▶ Problem to work on
Omit the pictures, please, and give each record below again exactly.

▶ Data lines
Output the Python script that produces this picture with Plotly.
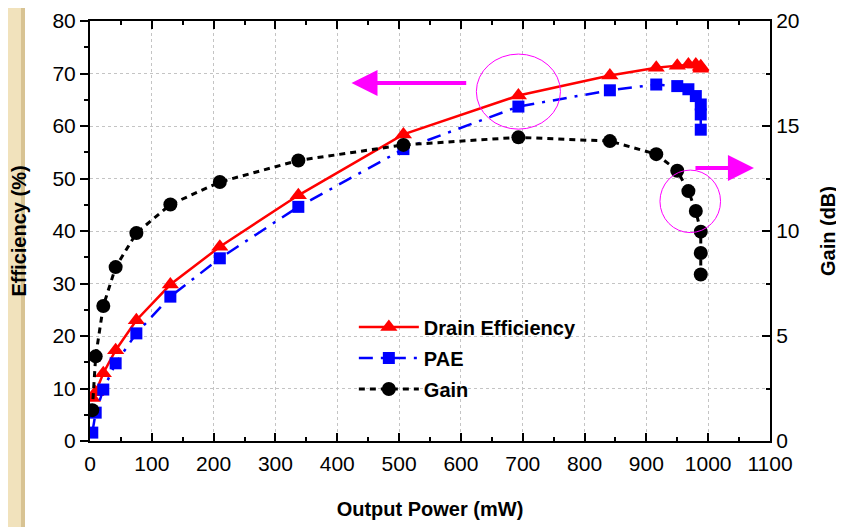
import plotly.graph_objects as go

# Output power (mW)
power = [3.7, 9.2, 21.5, 41.5, 75, 130, 210, 337, 507, 693, 841, 916, 950, 968, 980, 988, 988, 988]
# Drain efficiency (%)
drain_eff = [8.2, 9.3, 12.9, 17.3, 23.0, 29.8, 37.0, 46.8, 58.4, 65.8, 69.6, 71.1, 71.5, 71.7, 71.7, 71.4, 71.2, 70.9]
# PAE (%)
pae = [1.6, 5.4, 9.8, 14.8, 20.5, 27.5, 34.8, 44.6, 55.6, 63.7, 66.8, 67.9, 67.6, 67.0, 65.7, 64.1, 62.2, 59.3]
# Gain (dB)
gain = [1.47, 4.03, 6.43, 8.28, 9.9, 11.26, 12.33, 13.36, 14.1, 14.46, 14.28, 13.66, 12.87, 11.9, 10.95, 9.97, 8.95, 7.93]

x_ticks = [0, 100, 200, 300, 400, 500, 600, 700, 800, 900, 1000, 1100]

FONT = "Liberation Sans, Arial, sans-serif"

fig = go.Figure()

fig.add_trace(go.Scatter(
    x=power, y=drain_eff, name="Drain Efficiency", mode="lines+markers", legendgroup="a",
    line=dict(color="#ff0000", width=2.5),
    marker=dict(symbol="triangle-up", size=15, color="#ff0000"),
))
fig.add_trace(go.Scatter(
    x=power, y=pae, name="PAE", mode="lines+markers", legendgroup="b",
    line=dict(color="#0000ff", width=2.5, dash="14px,8px,3px,8px"),
    marker=dict(symbol="square", size=12, color="#0000ff"),
))
fig.add_trace(go.Scatter(
    x=power, y=gain, name="Gain", mode="lines+markers", yaxis="y2", legendgroup="c",
    line=dict(color="#000000", width=3, dash="6px,5px"),
    marker=dict(symbol="circle", size=14, color="#000000"),
))

# left decorative beige strip (slide background)
fig.add_shape(type="rect", xref="paper", yref="paper", x0=-0.125, x1=-0.0956, y0=-0.21, y1=1.05,
              fillcolor="#F1E2BC", line_width=0, layer="below")
fig.add_shape(type="rect", xref="paper", yref="paper", x0=-0.1015, x1=-0.0956, y0=-0.21, y1=1.05,
              fillcolor="#D8C393", line_width=0, layer="below")

# magenta circles
fig.add_shape(type="circle", xref="x", yref="y", x0=625, x1=761, y0=59.4, y1=73.7,
              line=dict(color="#ff00ff", width=1))
fig.add_shape(type="circle", xref="x", yref="y", x0=922, x1=1020, y0=39.7, y1=51.6,
              line=dict(color="#ff00ff", width=1))

# magenta arrows
fig.add_annotation(x=423, y=68.2, ax=611, ay=68.2, xref="x", yref="y", axref="x", ayref="y",
                   showarrow=True, arrowhead=2, arrowsize=1.3, arrowwidth=4, arrowcolor="#ff00ff", text="")
fig.add_annotation(x=1074, y=52.0, ax=977, ay=52.0, xref="x", yref="y", axref="x", ayref="y",
                   showarrow=True, arrowhead=2, arrowsize=1.3, arrowwidth=4, arrowcolor="#ff00ff", text="")

fig.update_layout(
    width=836, height=519,
    margin=dict(l=82, r=74, t=13, b=86, autoexpand=False),
    paper_bgcolor="white", plot_bgcolor="white",
    font=dict(family=FONT, size=21, color="black"),
    showlegend=True,
    legend=dict(x=0.388, y=0.318, xanchor="left", yanchor="top",
                bgcolor="rgba(0,0,0,0)", borderwidth=0,
                font=dict(family=FONT, size=20, color="black", weight="bold"),
                itemwidth=60, tracegroupgap=2),
    xaxis=dict(
        range=[0, 1100], tickmode="array", tickvals=x_ticks, ticktext=[str(v) for v in x_ticks],
        automargin=False, ticklabeloverflow="allow",
        showline=True, linecolor="black", linewidth=2, mirror="ticks",
        ticks="inside", ticklen=8, tickwidth=1.5, tickcolor="black",
        minor=dict(ticks="inside", ticklen=4, dtick=50, tickcolor="black", tickwidth=1.5, showgrid=False),
        showgrid=True, gridcolor="#c4c4c4", griddash="dot", gridwidth=1,
        zeroline=False, ticklabelstandoff=3,
        title=dict(text="<b>Output Power (mW)</b>", font=dict(size=20), standoff=28),
        tickfont=dict(size=21),
    ),
    yaxis=dict(
        range=[0, 80], dtick=10, automargin=False, ticklabeloverflow="allow",
        showline=True, linecolor="black", linewidth=2,
        ticks="outside", ticklen=8, tickwidth=1.5, tickcolor="black",
        minor=dict(ticks="outside", ticklen=4, dtick=5, tickcolor="black", tickwidth=1.5, showgrid=False),
        showgrid=True, gridcolor="#c4c4c4", griddash="dot", gridwidth=1,
        zeroline=False,
        title=dict(text="<b>Efficiency (%)</b>", font=dict(size=20), standoff=20),
        tickfont=dict(size=21),
    ),
    yaxis2=dict(
        range=[0, 20], dtick=5, overlaying="y", side="right", automargin=False, ticklabeloverflow="allow",
        showline=True, linecolor="black", linewidth=2,
        ticks="inside", ticklen=8, tickwidth=1.5, tickcolor="black",
        minor=dict(ticks="inside", ticklen=4, dtick=2.5, tickcolor="black", tickwidth=1.5),
        showgrid=False, zeroline=False,
        title=dict(text="<b>Gain (dB)</b>", font=dict(size=20), standoff=22),
        tickfont=dict(size=21),
    ),
)

fig.write_html("out.html")
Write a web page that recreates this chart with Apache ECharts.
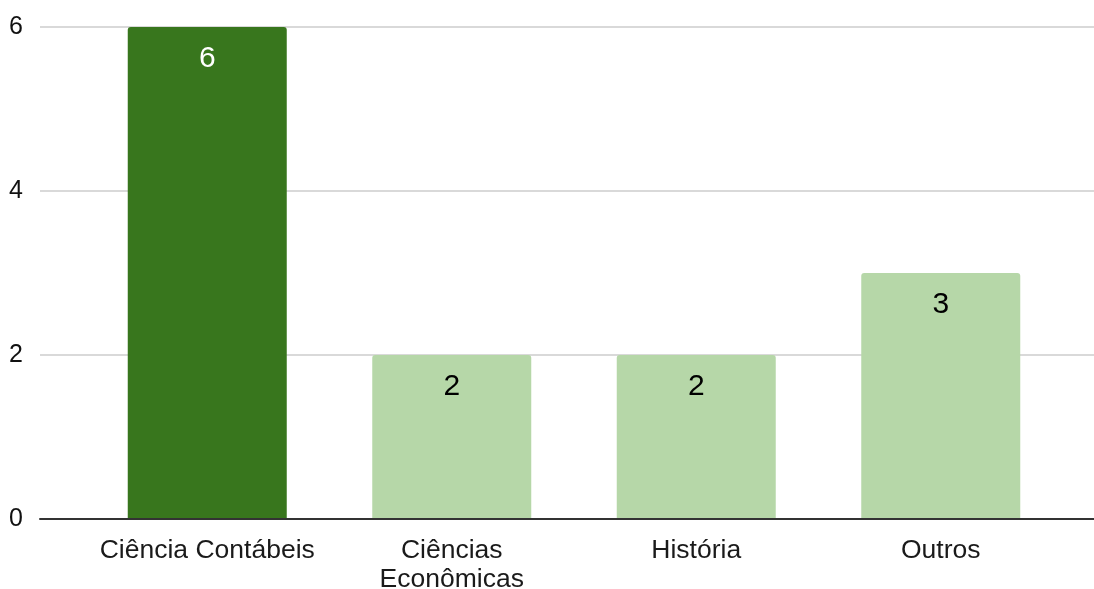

▶ Finished task
Output the Python script that produces this picture with Plotly.
import plotly.graph_objects as go

# Output power (mW)
power = [3.7, 9.2, 21.5, 41.5, 75, 130, 210, 337, 507, 693, 841, 916, 950, 968, 980, 988, 988, 988]
# Drain efficiency (%)
drain_eff = [8.2, 9.3, 12.9, 17.3, 23.0, 29.8, 37.0, 46.8, 58.4, 65.8, 69.6, 71.1, 71.5, 71.7, 71.7, 71.4, 71.2, 70.9]
# PAE (%)
pae = [1.6, 5.4, 9.8, 14.8, 20.5, 27.5, 34.8, 44.6, 55.6, 63.7, 66.8, 67.9, 67.6, 67.0, 65.7, 64.1, 62.2, 59.3]
# Gain (dB)
gain = [1.47, 4.03, 6.43, 8.28, 9.9, 11.26, 12.33, 13.36, 14.1, 14.46, 14.28, 13.66, 12.87, 11.9, 10.95, 9.97, 8.95, 7.93]

x_ticks = [0, 100, 200, 300, 400, 500, 600, 700, 800, 900, 1000, 1100]

FONT = "Liberation Sans, Arial, sans-serif"

fig = go.Figure()

fig.add_trace(go.Scatter(
    x=power, y=drain_eff, name="Drain Efficiency", mode="lines+markers", legendgroup="a",
    line=dict(color="#ff0000", width=2.5),
    marker=dict(symbol="triangle-up", size=15, color="#ff0000"),
))
fig.add_trace(go.Scatter(
    x=power, y=pae, name="PAE", mode="lines+markers", legendgroup="b",
    line=dict(color="#0000ff", width=2.5, dash="14px,8px,3px,8px"),
    marker=dict(symbol="square", size=12, color="#0000ff"),
))
fig.add_trace(go.Scatter(
    x=power, y=gain, name="Gain", mode="lines+markers", yaxis="y2", legendgroup="c",
    line=dict(color="#000000", width=3, dash="6px,5px"),
    marker=dict(symbol="circle", size=14, color="#000000"),
))

# left decorative beige strip (slide background)
fig.add_shape(type="rect", xref="paper", yref="paper", x0=-0.125, x1=-0.0956, y0=-0.21, y1=1.05,
              fillcolor="#F1E2BC", line_width=0, layer="below")
fig.add_shape(type="rect", xref="paper", yref="paper", x0=-0.1015, x1=-0.0956, y0=-0.21, y1=1.05,
              fillcolor="#D8C393", line_width=0, layer="below")

# magenta circles
fig.add_shape(type="circle", xref="x", yref="y", x0=625, x1=761, y0=59.4, y1=73.7,
              line=dict(color="#ff00ff", width=1))
fig.add_shape(type="circle", xref="x", yref="y", x0=922, x1=1020, y0=39.7, y1=51.6,
              line=dict(color="#ff00ff", width=1))

# magenta arrows
fig.add_annotation(x=423, y=68.2, ax=611, ay=68.2, xref="x", yref="y", axref="x", ayref="y",
                   showarrow=True, arrowhead=2, arrowsize=1.3, arrowwidth=4, arrowcolor="#ff00ff", text="")
fig.add_annotation(x=1074, y=52.0, ax=977, ay=52.0, xref="x", yref="y", axref="x", ayref="y",
                   showarrow=True, arrowhead=2, arrowsize=1.3, arrowwidth=4, arrowcolor="#ff00ff", text="")

fig.update_layout(
    width=836, height=519,
    margin=dict(l=82, r=74, t=13, b=86, autoexpand=False),
    paper_bgcolor="white", plot_bgcolor="white",
    font=dict(family=FONT, size=21, color="black"),
    showlegend=True,
    legend=dict(x=0.388, y=0.318, xanchor="left", yanchor="top",
                bgcolor="rgba(0,0,0,0)", borderwidth=0,
                font=dict(family=FONT, size=20, color="black", weight="bold"),
                itemwidth=60, tracegroupgap=2),
    xaxis=dict(
        range=[0, 1100], tickmode="array", tickvals=x_ticks, ticktext=[str(v) for v in x_ticks],
        automargin=False, ticklabeloverflow="allow",
        showline=True, linecolor="black", linewidth=2, mirror="ticks",
        ticks="inside", ticklen=8, tickwidth=1.5, tickcolor="black",
        minor=dict(ticks="inside", ticklen=4, dtick=50, tickcolor="black", tickwidth=1.5, showgrid=False),
        showgrid=True, gridcolor="#c4c4c4", griddash="dot", gridwidth=1,
        zeroline=False, ticklabelstandoff=3,
        title=dict(text="<b>Output Power (mW)</b>", font=dict(size=20), standoff=28),
        tickfont=dict(size=21),
    ),
    yaxis=dict(
        range=[0, 80], dtick=10, automargin=False, ticklabeloverflow="allow",
        showline=True, linecolor="black", linewidth=2,
        ticks="outside", ticklen=8, tickwidth=1.5, tickcolor="black",
        minor=dict(ticks="outside", ticklen=4, dtick=5, tickcolor="black", tickwidth=1.5, showgrid=False),
        showgrid=True, gridcolor="#c4c4c4", griddash="dot", gridwidth=1,
        zeroline=False,
        title=dict(text="<b>Efficiency (%)</b>", font=dict(size=20), standoff=20),
        tickfont=dict(size=21),
    ),
    yaxis2=dict(
        range=[0, 20], dtick=5, overlaying="y", side="right", automargin=False, ticklabeloverflow="allow",
        showline=True, linecolor="black", linewidth=2,
        ticks="inside", ticklen=8, tickwidth=1.5, tickcolor="black",
        minor=dict(ticks="inside", ticklen=4, dtick=2.5, tickcolor="black", tickwidth=1.5),
        showgrid=False, zeroline=False,
        title=dict(text="<b>Gain (dB)</b>", font=dict(size=20), standoff=22),
        tickfont=dict(size=21),
    ),
)

fig.write_html("out.html")
Write a web page that recreates this chart with Apache ECharts.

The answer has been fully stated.